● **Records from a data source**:
—————
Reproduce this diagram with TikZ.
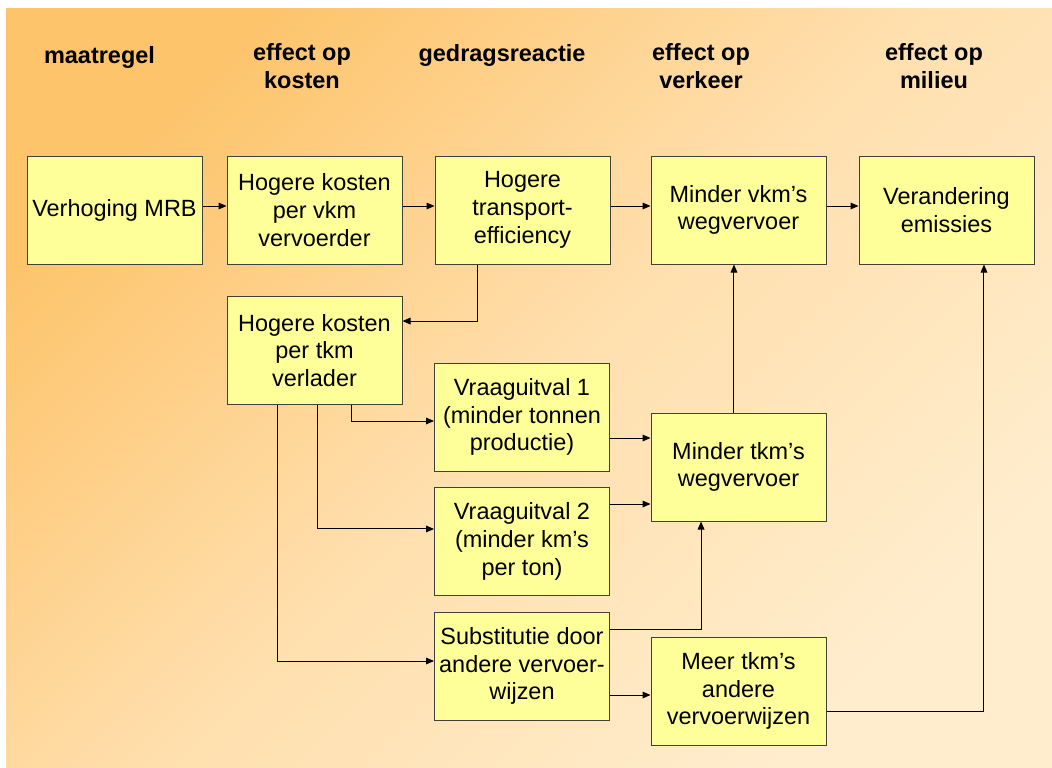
\documentclass[tikz,border=0pt]{standalone}
\usepackage{fontspec}
\setmainfont{Liberation Sans}
\usetikzlibrary{arrows.meta,positioning,calc}
\definecolor{Peach}{HTML}{FDC46C}
\definecolor{Sand}{HTML}{FFDFAD}
\definecolor{Cream}{HTML}{FFEDCE}
\definecolor{Lemon}{HTML}{FFFF99}
\definecolor{Edge}{HTML}{404040}
\colorlet{boxfill}{Lemon}

\begin{document}
\begin{tikzpicture}[x=0.75pt,y=-0.75pt,font=\fontsize{17.6}{20.8}\selectfont,
    blk/.style={draw=Edge,fill=boxfill,line width=0.75pt,minimum width=131.25pt,minimum height=81pt,align=center,inner sep=2pt},
    hdr/.style={font=\fontsize{17.6}{20.8}\selectfont\bfseries,align=center},
    arr/.style={-{Triangle[length=6pt,width=5pt]},line width=0.75pt}]
    \useasboundingbox (0,0) rectangle (1052,767);
    \shade[top color=Peach,bottom color=Cream,middle color=Sand,shading angle=45] (6,9) rectangle (1052,767);
    \node[hdr] (h1) at (99.5,57){maatregel};
    \node[hdr] (h2) at (302,66){effect op\\kosten};
    \node[hdr] (h3) at (502,55){gedragsreactie};
    \node[hdr] (h4) at (701,66){effect op\\verkeer};
    \node[hdr] (h5) at (934,66){effect op\\milieu};
    \node[blk] (mrb) at (114.5,210){Verhoging MRB};
    \node[blk] (kvkm) at (314.5,210){Hogere kosten\\per vkm\\vervoerder};
    \node[blk] (eff) at (522.5,210){Hogere\\transport-\\efficiency};
    \node[blk] (vkm) at (738.5,210){Minder vkm’s\\wegvervoer};
    \node[blk] (emis) at (946.5,210){Verandering\\emissies};
    \node[blk] (ktkm) at (314.5,350.5){Hogere kosten\\per tkm\\verlader};
    \node[blk] (vu1) at (522,417){Vraaguitval 1\\(minder tonnen\\productie)};
    \node[blk] (vu2) at (522,541.5){Vraaguitval 2\\(minder km’s\\per ton)};
    \node[blk] (subst) at (522,666){Substitutie door\\andere vervoer-\\wijzen};
    \node[blk] (tkm) at (738.5,467){Minder tkm’s\\wegvervoer};
    \node[blk] (meer) at (738.5,691){Meer tkm’s\\andere\\vervoerwijzen};
    \foreach \a/\b in {mrb/kvkm,kvkm/eff,eff/vkm,vkm/emis}{\draw[arr] ([yshift=3pt]\a.east)--([yshift=3pt]\b.west);}
    \draw[arr] ([xshift=-34.1pt]eff.south) |- ([yshift=22.1pt]ktkm.east);
    \draw[arr] ([xshift=27.4pt]ktkm.south) |- ([yshift=-3pt]vu1.west);
    \draw[arr] ([xshift=2.6pt]ktkm.south) |- ([yshift=9.4pt]vu2.west);
    \draw[arr] ([xshift=-28.1pt]ktkm.south) |- ([yshift=3.75pt]subst.west);
    \draw[arr] ([yshift=21.75pt]tkm.west -| vu1.east) -- ([yshift=21.75pt]tkm.west);
    \draw[arr] ([yshift=-27.75pt]tkm.west -| vu2.east) -- ([yshift=-27.75pt]tkm.west);
    \draw[arr] ([yshift=27.75pt]subst.east) -| ([xshift=-28.1pt]tkm.south);
    \draw[arr] ([yshift=-3pt]meer.west -| subst.east) -- ([yshift=-3pt]meer.west);
    \draw[arr] ([xshift=-3.4pt]tkm.north) -- ([xshift=-3.4pt]vkm.south);
    \draw[arr] ([yshift=-15pt]meer.east) -| ([xshift=28.1pt]emis.south);
  \end{tikzpicture}
\end{document}
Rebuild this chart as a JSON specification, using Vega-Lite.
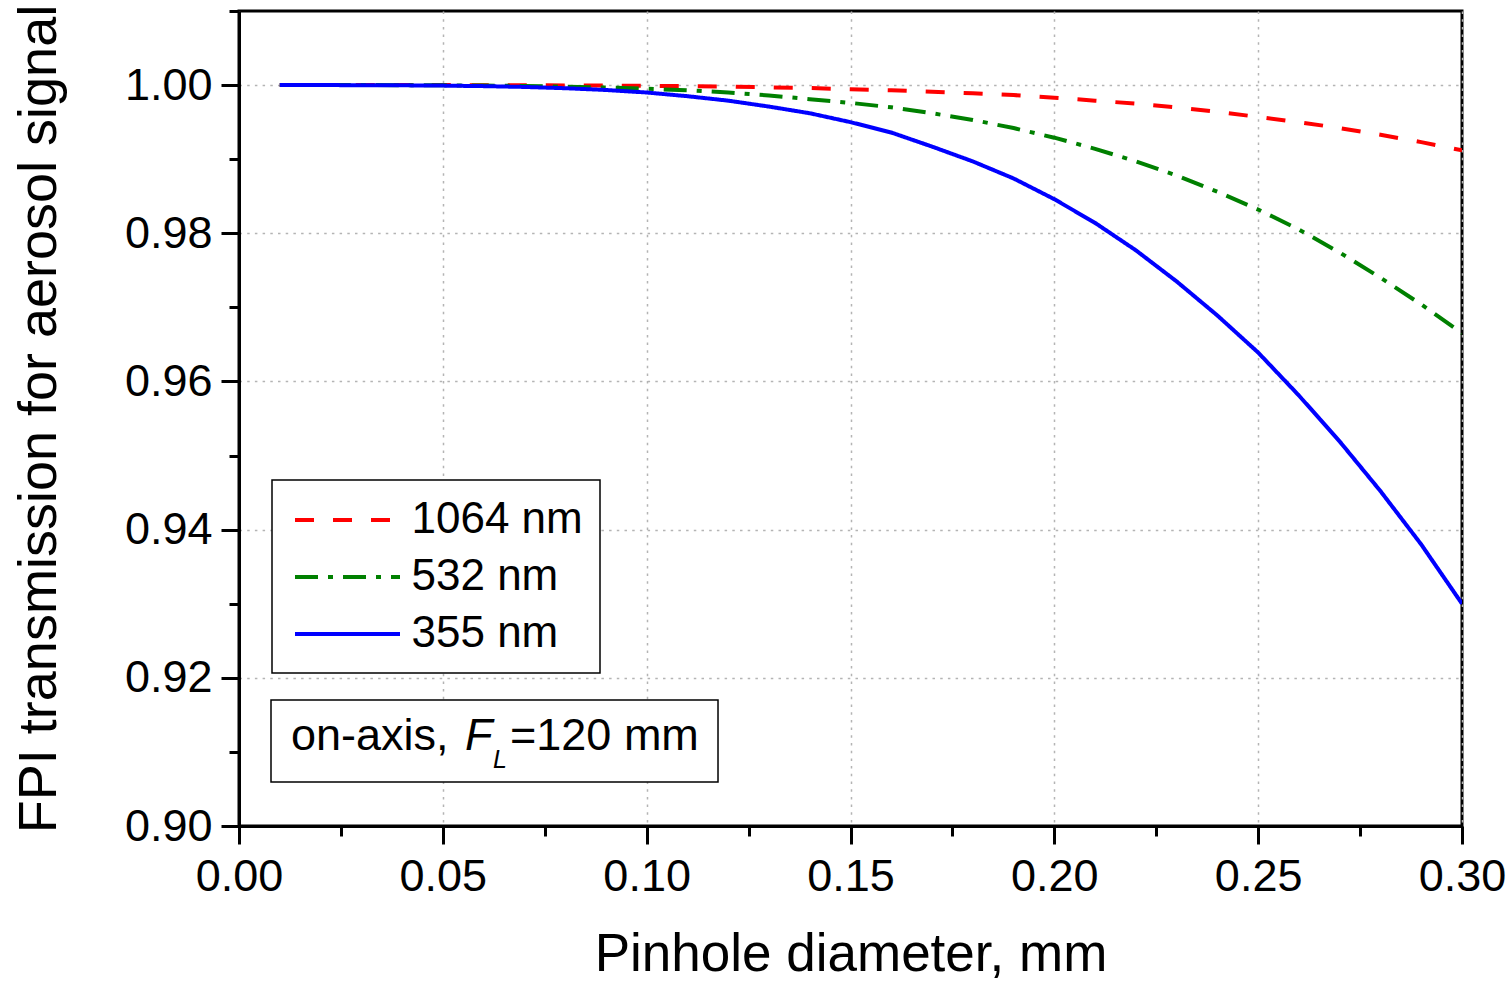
{
  "$schema": "https://vega.github.io/schema/vega-lite/v6.json",
  "width": 1223,
  "height": 815,
  "autosize": {"type": "none"},
  "padding": {"left": 239, "top": 11, "right": 47, "bottom": 156},
  "background": "white",
  "config": {
    "font": "Liberation Sans",
    "view": {"stroke": "black", "strokeWidth": 3}
  },
  "layer": [
    {
      "data": {
        "values": [
          {"d": 0.01, "T": 1.0, "wl": "1064 nm"},
          {"d": 0.02, "T": 1.0, "wl": "1064 nm"},
          {"d": 0.03, "T": 1.0, "wl": "1064 nm"},
          {"d": 0.04, "T": 1.0, "wl": "1064 nm"},
          {"d": 0.05, "T": 1.0, "wl": "1064 nm"},
          {"d": 0.06, "T": 0.99999, "wl": "1064 nm"},
          {"d": 0.07, "T": 0.99998, "wl": "1064 nm"},
          {"d": 0.08, "T": 0.99996, "wl": "1064 nm"},
          {"d": 0.09, "T": 0.99993, "wl": "1064 nm"},
          {"d": 0.10, "T": 0.9999, "wl": "1064 nm"},
          {"d": 0.11, "T": 0.99985, "wl": "1064 nm"},
          {"d": 0.12, "T": 0.9998, "wl": "1064 nm"},
          {"d": 0.13, "T": 0.9997, "wl": "1064 nm"},
          {"d": 0.14, "T": 0.9996, "wl": "1064 nm"},
          {"d": 0.15, "T": 0.99945, "wl": "1064 nm"},
          {"d": 0.16, "T": 0.9993, "wl": "1064 nm"},
          {"d": 0.17, "T": 0.9991, "wl": "1064 nm"},
          {"d": 0.18, "T": 0.9989, "wl": "1064 nm"},
          {"d": 0.19, "T": 0.99865, "wl": "1064 nm"},
          {"d": 0.20, "T": 0.9983, "wl": "1064 nm"},
          {"d": 0.21, "T": 0.9979, "wl": "1064 nm"},
          {"d": 0.22, "T": 0.9975, "wl": "1064 nm"},
          {"d": 0.23, "T": 0.997, "wl": "1064 nm"},
          {"d": 0.24, "T": 0.9964, "wl": "1064 nm"},
          {"d": 0.25, "T": 0.9957, "wl": "1064 nm"},
          {"d": 0.26, "T": 0.995, "wl": "1064 nm"},
          {"d": 0.27, "T": 0.9942, "wl": "1064 nm"},
          {"d": 0.28, "T": 0.9933, "wl": "1064 nm"},
          {"d": 0.29, "T": 0.9923, "wl": "1064 nm"},
          {"d": 0.30, "T": 0.9912, "wl": "1064 nm"},
          {"d": 0.01, "T": 1.0, "wl": "532 nm"},
          {"d": 0.02, "T": 1.0, "wl": "532 nm"},
          {"d": 0.03, "T": 1.0, "wl": "532 nm"},
          {"d": 0.04, "T": 0.99999, "wl": "532 nm"},
          {"d": 0.05, "T": 0.99997, "wl": "532 nm"},
          {"d": 0.06, "T": 0.99994, "wl": "532 nm"},
          {"d": 0.07, "T": 0.99988, "wl": "532 nm"},
          {"d": 0.08, "T": 0.9998, "wl": "532 nm"},
          {"d": 0.09, "T": 0.99967, "wl": "532 nm"},
          {"d": 0.10, "T": 0.9995, "wl": "532 nm"},
          {"d": 0.11, "T": 0.9993, "wl": "532 nm"},
          {"d": 0.12, "T": 0.999, "wl": "532 nm"},
          {"d": 0.13, "T": 0.9986, "wl": "532 nm"},
          {"d": 0.14, "T": 0.9981, "wl": "532 nm"},
          {"d": 0.15, "T": 0.9976, "wl": "532 nm"},
          {"d": 0.16, "T": 0.997, "wl": "532 nm"},
          {"d": 0.17, "T": 0.9962, "wl": "532 nm"},
          {"d": 0.18, "T": 0.9953, "wl": "532 nm"},
          {"d": 0.19, "T": 0.9942, "wl": "532 nm"},
          {"d": 0.20, "T": 0.9929, "wl": "532 nm"},
          {"d": 0.21, "T": 0.9914, "wl": "532 nm"},
          {"d": 0.22, "T": 0.9897, "wl": "532 nm"},
          {"d": 0.23, "T": 0.9878, "wl": "532 nm"},
          {"d": 0.24, "T": 0.9856, "wl": "532 nm"},
          {"d": 0.25, "T": 0.9832, "wl": "532 nm"},
          {"d": 0.26, "T": 0.9805, "wl": "532 nm"},
          {"d": 0.27, "T": 0.9774, "wl": "532 nm"},
          {"d": 0.28, "T": 0.974, "wl": "532 nm"},
          {"d": 0.29, "T": 0.9704, "wl": "532 nm"},
          {"d": 0.30, "T": 0.9665, "wl": "532 nm"},
          {"d": 0.01, "T": 1.0, "wl": "355 nm"},
          {"d": 0.02, "T": 1.0, "wl": "355 nm"},
          {"d": 0.03, "T": 0.99999, "wl": "355 nm"},
          {"d": 0.04, "T": 0.99997, "wl": "355 nm"},
          {"d": 0.05, "T": 0.99993, "wl": "355 nm"},
          {"d": 0.06, "T": 0.99986, "wl": "355 nm"},
          {"d": 0.07, "T": 0.99975, "wl": "355 nm"},
          {"d": 0.08, "T": 0.99958, "wl": "355 nm"},
          {"d": 0.09, "T": 0.99934, "wl": "355 nm"},
          {"d": 0.10, "T": 0.999, "wl": "355 nm"},
          {"d": 0.11, "T": 0.9985, "wl": "355 nm"},
          {"d": 0.12, "T": 0.9979, "wl": "355 nm"},
          {"d": 0.13, "T": 0.9971, "wl": "355 nm"},
          {"d": 0.14, "T": 0.9962, "wl": "355 nm"},
          {"d": 0.15, "T": 0.995, "wl": "355 nm"},
          {"d": 0.16, "T": 0.9936, "wl": "355 nm"},
          {"d": 0.17, "T": 0.9917, "wl": "355 nm"},
          {"d": 0.18, "T": 0.9897, "wl": "355 nm"},
          {"d": 0.19, "T": 0.9874, "wl": "355 nm"},
          {"d": 0.20, "T": 0.9846, "wl": "355 nm"},
          {"d": 0.21, "T": 0.9814, "wl": "355 nm"},
          {"d": 0.22, "T": 0.9777, "wl": "355 nm"},
          {"d": 0.23, "T": 0.9735, "wl": "355 nm"},
          {"d": 0.24, "T": 0.9689, "wl": "355 nm"},
          {"d": 0.25, "T": 0.9639, "wl": "355 nm"},
          {"d": 0.26, "T": 0.9581, "wl": "355 nm"},
          {"d": 0.27, "T": 0.9519, "wl": "355 nm"},
          {"d": 0.28, "T": 0.9452, "wl": "355 nm"},
          {"d": 0.29, "T": 0.938, "wl": "355 nm"},
          {"d": 0.30, "T": 0.93, "wl": "355 nm"}
        ]
      },
      "mark": {"type": "line", "strokeWidth": 4, "clip": true},
      "encoding": {
        "x": {
          "field": "d",
          "type": "quantitative",
          "scale": {"domain": [0, 0.3], "nice": false, "zero": false},
          "axis": {
            "title": "Pinhole diameter, mm",
            "titleFont": "Liberation Sans",
            "titleFontSize": 53,
            "titleFontWeight": "normal",
            "titleColor": "black",
            "titleBaseline": "alphabetic",
            "titleY": 144,
            "values": [0, 0.025, 0.05, 0.075, 0.1, 0.125, 0.15, 0.175, 0.2, 0.225, 0.25, 0.275, 0.3],
            "format": ".2f",
            "labelExpr": "abs(datum.value*20 - round(datum.value*20)) < 0.001 ? datum.label : ''",
            "labelFont": "Liberation Sans",
            "labelFontSize": 45,
            "labelColor": "black",
            "labelPadding": 10,
            "labelFlush": false,
            "labelBound": false,
            "labelOverlap": false,
            "domainColor": "black",
            "domainWidth": 3,
            "tickColor": "black",
            "tickWidth": 3,
            "tickSize": {"condition": {"test": "abs(datum.value*20 - round(datum.value*20)) < 0.001", "value": 18}, "value": 10},
            "grid": true,
            "gridColor": "#b4b4b4",
            "gridWidth": 1.5,
            "gridDash": [2.5, 5.2],
            "gridOpacity": {"condition": {"test": "abs(datum.value*20 - round(datum.value*20)) < 0.001", "value": 1}, "value": 0}
          }
        },
        "y": {
          "field": "T",
          "type": "quantitative",
          "scale": {"domain": [0.9, 1.01], "nice": false, "zero": false},
          "axis": {
            "title": "FPI transmission for aerosol signal",
            "titleFont": "Liberation Sans",
            "titleFontSize": 54,
            "titleFontWeight": "normal",
            "titleColor": "black",
            "titleBaseline": "alphabetic",
            "titleX": -184,
            "values": [0.9, 0.91, 0.92, 0.93, 0.94, 0.95, 0.96, 0.97, 0.98, 0.99, 1.0, 1.01],
            "format": ".2f",
            "labelExpr": "abs(datum.value*50 - round(datum.value*50)) < 0.001 ? datum.label : ''",
            "labelFont": "Liberation Sans",
            "labelFontSize": 45,
            "labelColor": "black",
            "labelPadding": 9,
            "labelFlush": false,
            "labelBound": false,
            "labelOverlap": false,
            "domainColor": "black",
            "domainWidth": 3,
            "tickColor": "black",
            "tickWidth": 3,
            "tickSize": {"condition": {"test": "abs(datum.value*50 - round(datum.value*50)) < 0.001", "value": 18}, "value": 10},
            "grid": true,
            "gridColor": "#b4b4b4",
            "gridWidth": 1.5,
            "gridDash": [2.5, 5.2],
            "gridOpacity": {"condition": {"test": "abs(datum.value*50 - round(datum.value*50)) < 0.001", "value": 1}, "value": 0}
          }
        },
        "color": {
          "field": "wl",
          "type": "nominal",
          "sort": ["1064 nm", "532 nm", "355 nm"],
          "scale": {"domain": ["1064 nm", "532 nm", "355 nm"], "range": ["#ff0000", "#008000", "#0000ff"]},
          "legend": {
            "title": null,
            "orient": "none",
            "legendX": 33,
            "legendY": 469,
            "strokeColor": "black",
            "fillColor": "white",
            "padding": 17,
            "symbolType": "M-2.5,0H2.5",
            "symbolSize": 1764,
            "symbolStrokeWidth": 4,
            "symbolOffset": 35.5,
            "labelOffset": 41,
            "labelFont": "Liberation Sans",
            "labelFontSize": 44,
            "labelColor": "black",
            "labelLimit": 0,
            "rowPadding": 12,
            "encode": {"legend": {"update": {"strokeWidth": {"value": 1.5}}}}
          }
        },
        "strokeDash": {
          "field": "wl",
          "type": "nominal",
          "sort": ["1064 nm", "532 nm", "355 nm"],
          "scale": {"domain": ["1064 nm", "532 nm", "355 nm"], "range": [[19, 19], [23, 10, 5, 10], [1, 0]]},
          "legend": {
            "title": null,
            "orient": "none",
            "legendX": 33,
            "legendY": 469,
            "strokeColor": "black",
            "fillColor": "white",
            "padding": 17,
            "symbolType": "M-2.5,0H2.5",
            "symbolSize": 1764,
            "symbolStrokeWidth": 4,
            "symbolOffset": 35.5,
            "labelOffset": 41,
            "labelFont": "Liberation Sans",
            "labelFontSize": 44,
            "labelColor": "black",
            "labelLimit": 0,
            "rowPadding": 12,
            "encode": {"legend": {"update": {"strokeWidth": {"value": 1.5}}}}
          }
        }
      }
    },
    {
      "data": {"values": [{"d": 0.00785, "d2": 0.1175, "T": 0.90594, "T2": 0.917}]},
      "mark": {"type": "rect", "fill": "white", "stroke": "black", "strokeWidth": 1.5},
      "encoding": {
        "x": {"field": "d", "type": "quantitative"},
        "x2": {"field": "d2"},
        "y": {"field": "T", "type": "quantitative"},
        "y2": {"field": "T2"}
      }
    },
    {
      "data": {"values": [
        {"d": 0.01276, "T": 0.910256, "t": "on-axis, "},
        {"d": 0.06648, "T": 0.910256, "t": "=120 mm"}
      ]},
      "mark": {"type": "text", "font": "Liberation Sans", "fontSize": 45, "align": "left", "baseline": "alphabetic", "color": "black"},
      "encoding": {
        "x": {"field": "d", "type": "quantitative"},
        "y": {"field": "T", "type": "quantitative"},
        "text": {"field": "t"}
      }
    },
    {
      "data": {"values": [{"d": 0.05544, "T": 0.910256, "t": "F"}]},
      "mark": {"type": "text", "font": "Liberation Sans", "fontSize": 45, "fontStyle": "italic", "align": "left", "baseline": "alphabetic", "color": "black"},
      "encoding": {
        "x": {"field": "d", "type": "quantitative"},
        "y": {"field": "T", "type": "quantitative"},
        "text": {"field": "t"}
      }
    },
    {
      "data": {"values": [{"d": 0.06231, "T": 0.910256, "t": "L"}]},
      "mark": {"type": "text", "font": "Liberation Sans", "fontSize": 25, "fontStyle": "italic", "align": "left", "baseline": "alphabetic", "dy": 18, "color": "black"},
      "encoding": {
        "x": {"field": "d", "type": "quantitative"},
        "y": {"field": "T", "type": "quantitative"},
        "text": {"field": "t"}
      }
    }
  ]
}
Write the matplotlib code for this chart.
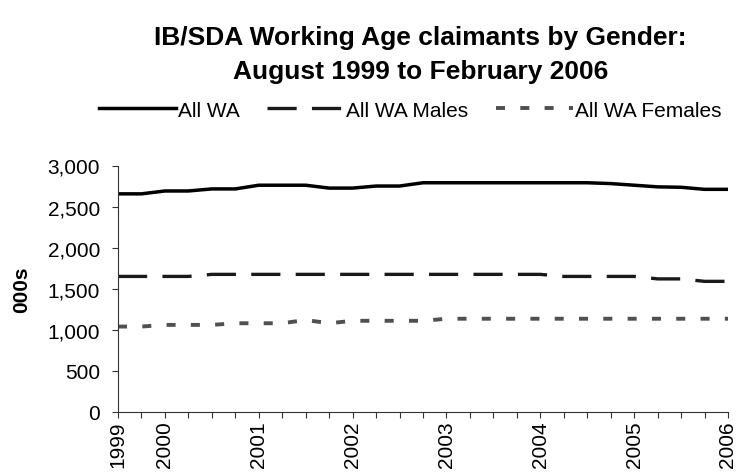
—————
● **Given request**:
Find the word "chart" in the data and show each line that holds it.

● **Response for this exercise**:
Rebuild this chart as a JSON specification, using Vega-Lite.
Write the matplotlib code for this chart.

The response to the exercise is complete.